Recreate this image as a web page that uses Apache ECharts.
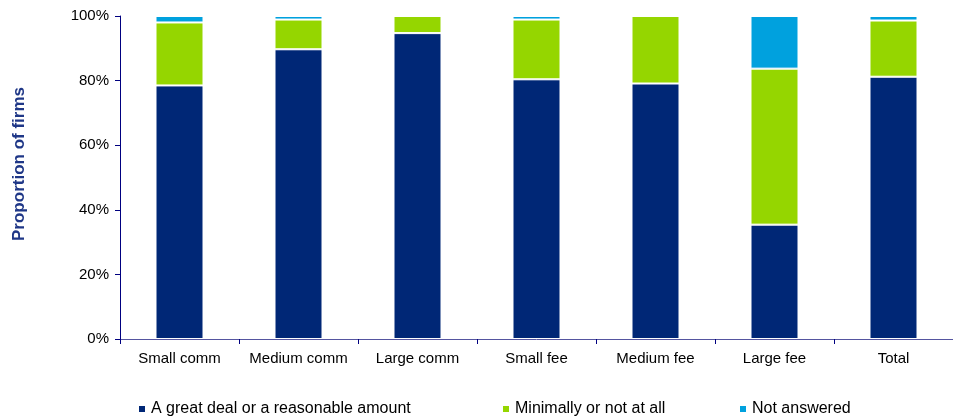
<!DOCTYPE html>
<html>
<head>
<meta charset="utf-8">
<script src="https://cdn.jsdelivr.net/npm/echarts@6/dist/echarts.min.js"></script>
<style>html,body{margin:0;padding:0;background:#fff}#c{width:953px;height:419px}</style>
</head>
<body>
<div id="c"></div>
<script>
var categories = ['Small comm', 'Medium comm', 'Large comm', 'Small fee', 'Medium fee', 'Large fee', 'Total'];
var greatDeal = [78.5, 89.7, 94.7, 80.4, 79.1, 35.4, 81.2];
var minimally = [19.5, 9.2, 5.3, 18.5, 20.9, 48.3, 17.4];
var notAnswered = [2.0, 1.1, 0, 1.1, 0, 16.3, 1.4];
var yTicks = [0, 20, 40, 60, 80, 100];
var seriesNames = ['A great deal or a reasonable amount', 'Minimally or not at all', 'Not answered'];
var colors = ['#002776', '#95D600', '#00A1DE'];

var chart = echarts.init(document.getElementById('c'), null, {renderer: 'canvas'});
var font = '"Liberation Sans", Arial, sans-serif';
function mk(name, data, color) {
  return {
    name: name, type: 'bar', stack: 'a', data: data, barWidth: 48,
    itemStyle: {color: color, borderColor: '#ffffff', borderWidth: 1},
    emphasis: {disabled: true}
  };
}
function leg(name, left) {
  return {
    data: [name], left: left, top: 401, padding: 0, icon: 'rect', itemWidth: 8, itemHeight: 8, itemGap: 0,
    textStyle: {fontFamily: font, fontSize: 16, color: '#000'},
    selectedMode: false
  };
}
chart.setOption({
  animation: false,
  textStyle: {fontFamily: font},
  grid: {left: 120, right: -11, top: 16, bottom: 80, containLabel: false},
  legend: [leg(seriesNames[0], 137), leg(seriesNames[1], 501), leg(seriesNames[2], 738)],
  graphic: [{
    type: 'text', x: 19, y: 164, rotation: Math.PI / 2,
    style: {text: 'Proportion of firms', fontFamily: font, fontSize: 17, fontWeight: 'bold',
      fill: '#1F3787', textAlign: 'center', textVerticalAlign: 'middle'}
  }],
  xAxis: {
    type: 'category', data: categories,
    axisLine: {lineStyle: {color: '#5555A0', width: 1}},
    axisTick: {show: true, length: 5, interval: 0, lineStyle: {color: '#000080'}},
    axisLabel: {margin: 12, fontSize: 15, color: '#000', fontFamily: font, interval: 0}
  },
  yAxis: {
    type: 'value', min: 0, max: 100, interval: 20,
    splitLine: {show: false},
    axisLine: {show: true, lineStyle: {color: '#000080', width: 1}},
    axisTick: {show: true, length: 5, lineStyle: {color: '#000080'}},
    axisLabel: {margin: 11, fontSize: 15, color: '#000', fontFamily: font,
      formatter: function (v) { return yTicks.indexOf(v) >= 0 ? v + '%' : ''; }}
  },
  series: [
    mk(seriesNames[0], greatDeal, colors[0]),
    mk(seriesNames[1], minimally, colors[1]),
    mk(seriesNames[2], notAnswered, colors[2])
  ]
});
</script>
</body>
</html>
#####
**Problem to work on:** Without the images, write out each line of the data verbatim.

**Answer to this problem:**
Recreate this image as a web page that uses Apache ECharts.
<!DOCTYPE html>
<html>
<head>
<meta charset="utf-8">
<script src="https://cdn.jsdelivr.net/npm/echarts@6/dist/echarts.min.js"></script>
<style>html,body{margin:0;padding:0;background:#fff}#c{width:953px;height:419px}</style>
</head>
<body>
<div id="c"></div>
<script>
var categories = ['Small comm', 'Medium comm', 'Large comm', 'Small fee', 'Medium fee', 'Large fee', 'Total'];
var greatDeal = [78.5, 89.7, 94.7, 80.4, 79.1, 35.4, 81.2];
var minimally = [19.5, 9.2, 5.3, 18.5, 20.9, 48.3, 17.4];
var notAnswered = [2.0, 1.1, 0, 1.1, 0, 16.3, 1.4];
var yTicks = [0, 20, 40, 60, 80, 100];
var seriesNames = ['A great deal or a reasonable amount', 'Minimally or not at all', 'Not answered'];
var colors = ['#002776', '#95D600', '#00A1DE'];

var chart = echarts.init(document.getElementById('c'), null, {renderer: 'canvas'});
var font = '"Liberation Sans", Arial, sans-serif';
function mk(name, data, color) {
  return {
    name: name, type: 'bar', stack: 'a', data: data, barWidth: 48,
    itemStyle: {color: color, borderColor: '#ffffff', borderWidth: 1},
    emphasis: {disabled: true}
  };
}
function leg(name, left) {
  return {
    data: [name], left: left, top: 401, padding: 0, icon: 'rect', itemWidth: 8, itemHeight: 8, itemGap: 0,
    textStyle: {fontFamily: font, fontSize: 16, color: '#000'},
    selectedMode: false
  };
}
chart.setOption({
  animation: false,
  textStyle: {fontFamily: font},
  grid: {left: 120, right: -11, top: 16, bottom: 80, containLabel: false},
  legend: [leg(seriesNames[0], 137), leg(seriesNames[1], 501), leg(seriesNames[2], 738)],
  graphic: [{
    type: 'text', x: 19, y: 164, rotation: Math.PI / 2,
    style: {text: 'Proportion of firms', fontFamily: font, fontSize: 17, fontWeight: 'bold',
      fill: '#1F3787', textAlign: 'center', textVerticalAlign: 'middle'}
  }],
  xAxis: {
    type: 'category', data: categories,
    axisLine: {lineStyle: {color: '#5555A0', width: 1}},
    axisTick: {show: true, length: 5, interval: 0, lineStyle: {color: '#000080'}},
    axisLabel: {margin: 12, fontSize: 15, color: '#000', fontFamily: font, interval: 0}
  },
  yAxis: {
    type: 'value', min: 0, max: 100, interval: 20,
    splitLine: {show: false},
    axisLine: {show: true, lineStyle: {color: '#000080', width: 1}},
    axisTick: {show: true, length: 5, lineStyle: {color: '#000080'}},
    axisLabel: {margin: 11, fontSize: 15, color: '#000', fontFamily: font,
      formatter: function (v) { return yTicks.indexOf(v) >= 0 ? v + '%' : ''; }}
  },
  series: [
    mk(seriesNames[0], greatDeal, colors[0]),
    mk(seriesNames[1], minimally, colors[1]),
    mk(seriesNames[2], notAnswered, colors[2])
  ]
});
</script>
</body>
</html>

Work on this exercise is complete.